Bisnis.com, JAKARTA - Ketua Umum Partai Amanat Nasional (PAN) Zulkifli Hasan buka suara usai sejumlah pihak mengusulkan Mahkamah Konstitusi (MK) untuk mendiskualifikasi Gibran Rakabuming Raka jika terbukti melakukan kecurangan dalam Pemilihan Presiden (Pilpres) 2024.
“Ya jangan berandai-andai lah. Insya Allah semua nggak ada soal. Lancar. Lihat aja persidangannya,” kata Zulhas saat ditemui di rumah pribadinya di Cipinang, Jakarta Timur, Rabu (10/4/2024).
Sebagai pihak yang pernah dua kali kalah dalam Perselisihan Hasil Pemilu (PHPU), Zulhas dapat memaklumi adanya usulan-usulan tersebut.
“Saya ngerti lah orang kalah itu nggak enak, jadi maklum. Dulu aja saya kalah kok, beda cuma 1%-2%. Itu aja susah apalgi ini berapa persen,” ungkapnya.
Ahli Hukum Tata Negara dan Hukum Administrasi Negara Andi Muhammad Asrun sebelumnya menegaskan, MK tidak dapat mengeluarkan putusan pada PHPU Presiden, sebagaimana putusan yang pernah dikeluarkan pada sengketa Perselisihan Hasil Pemilihan Umum Kepala Daerah (PHPU Kada).
Untuk diketahui, MK pada PHPU Kada pernah mendiskualifikasi calon kepala daerah dalam putusannya. Kala itu, pasangan calon Bupati dan Wakil Bupati Sabu Raijua Orient Patriot Riwu Kore dan Thobias Uly lantaran tidak memenuhi syarat pencalonan. Orient terbukti memiliki dua kewarganegaraan, yakni Indonesia dan Amerika Serikat.
Baca Juga
Kendati demikian, Andi menyebut bahwa MK tidak dapat menggugurkan Gibran sebagai calon wakil presiden dan MK tidak pernah mengenal diskualifikasi pada putusannya.
Hal tersebut disampaikan Andi dalam sidang penyelesaian Perselisihan Hasil Pemilihan Umum Presiden dan Wakil Presiden (PHPU Presiden) Tahun 2024 di MK pada Kamis (4/4/2024).
“Diminta menggugurkan Gibran, hanya Prabowo bertanding dicari gantinya, ini tidak sesuai dengan sistem hukum, ini pendapat yang tidak berdasar hukum.

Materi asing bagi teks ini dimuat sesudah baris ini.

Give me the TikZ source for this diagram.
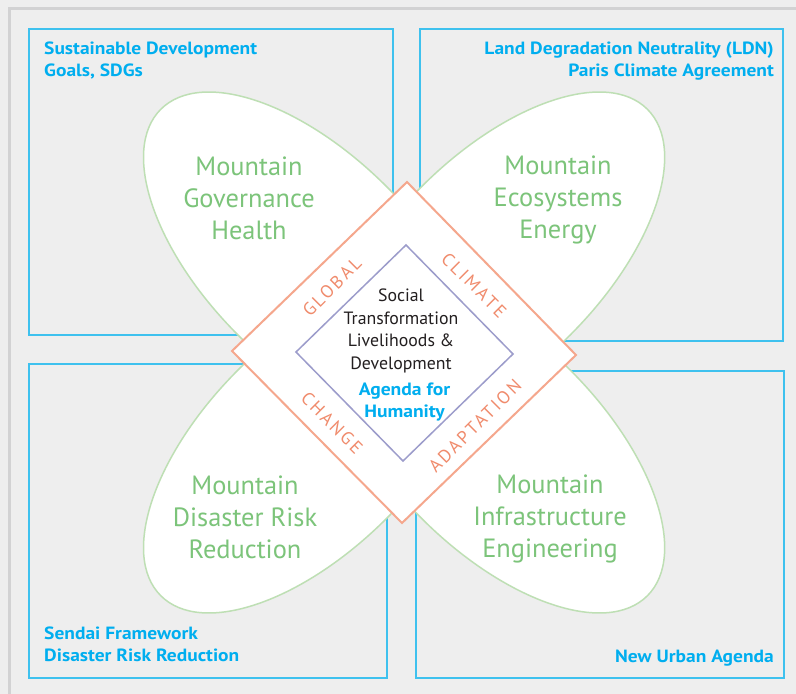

Kemudian Pak Prabowo-Gibran misal didiskualifikasi, putusan MK tidak pernah mengenal diskualifikasi, silakan lihat, kaji,” kata Andi, melansir laman resmi MK, Rabu (10/4/2024).
Senada, Hukum Tata Negara dan Hukum Administrasi Negara Abdul Chair Ramadhan menilai bahwa kewenangan MK dalam perselisihan hasil pemilihan umum hanya terhadap hasil penghitungan suara.
Hal ini sesuai dengan ketentuan Undang-undang tentang Pemilu yang menyatakan bahwa dalam hal terjadi perselisihan hasil pemilu presiden dan wakil presiden, paslon dapat mengajukan keberatan ke MK paling lama tiga hari setelah penetapan hasil pemilu oleh KPU.
Adapun keberatan yang dimaksud hanya terhadap hasil penghitungan suara yang memengaruhi penentuan terpilihnya pasangan calon atau penentuan untuk dipilih kembali pada pemilu presiden dan wakil presiden.
“Frasa hanya terhadap hasil penghitungan suara bermakna adalah pembatasan dan itu qath’i, tetap, diksi hanya merupakan kata kunci pembatasan itu,” jelasnya Abdul Chair.